In this way, as the prophetic symbols spoken by Moses give way to realities, with more solemn results, we ourselves, at all events, have learned to conduct the festival [i.e., Pentecost] with more lustre, as though we had already been assembled together with Christ and were enjoying his kingdom. For this reason, at this festival we are no longer allowed to undergo laborious toil, and we are taught to bear the image of the rest that is hoped for in heaven. Hence, we do not bend the knee as we pray, nor do we wear ourselves out with fasting; for those who been deemed worthy of the resurrection effected by God[30] can no longer fall down on the ground, nor can those who have been freed from the passions have the same experience[31] as those who are enslaved. Therefore, after the Pascha we celebrate Pentecost, with seven complete sets of seven [days]—after manfully completing the previous forty-day period of training before the Pascha with six sets of seven. For the number six relates to action and accomplishment, and for this reason God is said to have made the universe in six days. The labors in that [number six] will be quite rightly succeeded by the second festival in seven sevens, when there is a multiplication of our rest, which the number seven signifies symbolically. The number of Pentecost [i.e., 50], however, is not complete with these [seven sevens]; overshooting the seven sevens, it puts a seal on the all-festive day of Christ's ascension by means of a monad,[32] the last day after these [seven sevens].[33] Rightly then, as we trace out in the days of the holy Pentecost a representation of the rest that is to come, we rejoice in soul, and rest for a time in body, as though we were already with the bridegroom himself, and unable to fast.

 

 But no one would dispute the fact that the sacred Gospel-writers reported that the Savior's passion took place during the days of the Jewish Pascha of the Unleavened Bread. For the reason for the law that was proclaimed regarding the Pascha by Moses was as follows: Because the Lamb of God was going to be led to the slaughter among the Jews themselves, and was going to suffer this for the sake of the common salvation of all mankind at no time other than the one now being described, God anticipated the future by means of symbolic images, and commanded that the Jews sacrifice a physical lamb at that very time that was going to be established at some point after the passage of years. And this was performed by them every year, until the truth in its full completeness put an end to the old images. Hence, from that time, the true festival of the mysteries has held sway among the nations, whereas among the Jews, not even the memory of the symbols themselves is preserved any longer, since the place in which the Law had prescribed that the festival's rituals be carried out[34] has been taken away from them. Quite rightly then does the divine Scripture of the Gospels say that the Savior suffered at the time of the Jewish festival of Unleavened Bread, since he was indeed at that time led as a sheep to slaughter, in conformity with the words of prophecy.
 
Also, they [i.e., the Jews], following Moses, would sacrifice the sheep of the Pascha once in the whole year, on the fourteenth day of the first month, at evening.

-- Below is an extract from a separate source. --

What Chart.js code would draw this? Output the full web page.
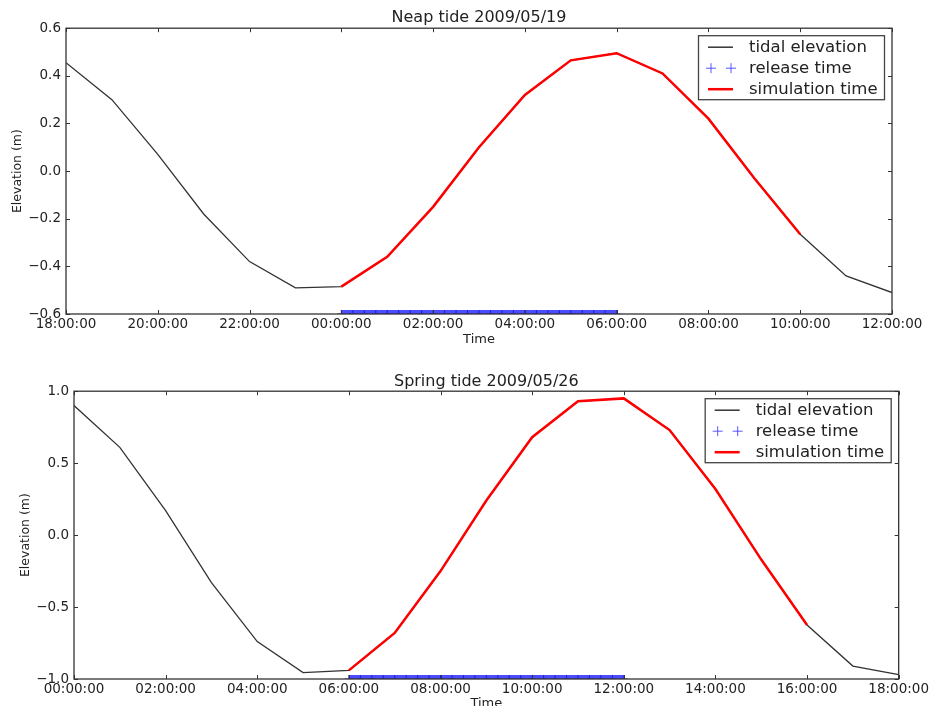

We of the new covenant, on the other hand, who celebrate our own Pascha each Lord's day, always take our fill of the Savior's body, always partake of the blood of the Lamb; we have always girded the loins of our souls with chastity and self-control, we have always prepared our feet in readiness for the Gospel;[35] we always hold the staves in our hands, and rest on the rod that came forth from the root of Jesse;[36] we are always being set free from Egypt, we are always going in search of the wilderness of human life, we are always setting out on the journey toward God: We are always celebrating the Passover. For the Gospel's word [/ Word] wants us to do this, not once in the year, but always and every day. For this reason, we celebrate the festival of our Pascha every week, on the day of our Savior and Lord, carrying out the mysteries of the true Lamb, by whom we have been ransomed. And we do not circumcise our bodies with a blade—rather, we remove every evil of the soul by means of the sharp word [/Word]; nor do we make use of physical unleavened bread—but only the unleavened bread of sincerity and truth. For grace, having freed us from our former habits that had grown old, bestowed on us the new man, the one created in accordance with God, and the new Law, a new circumcision, a new Pascha, and the "Jew in secret."[37] And thus, it also left us free from the old appointed times.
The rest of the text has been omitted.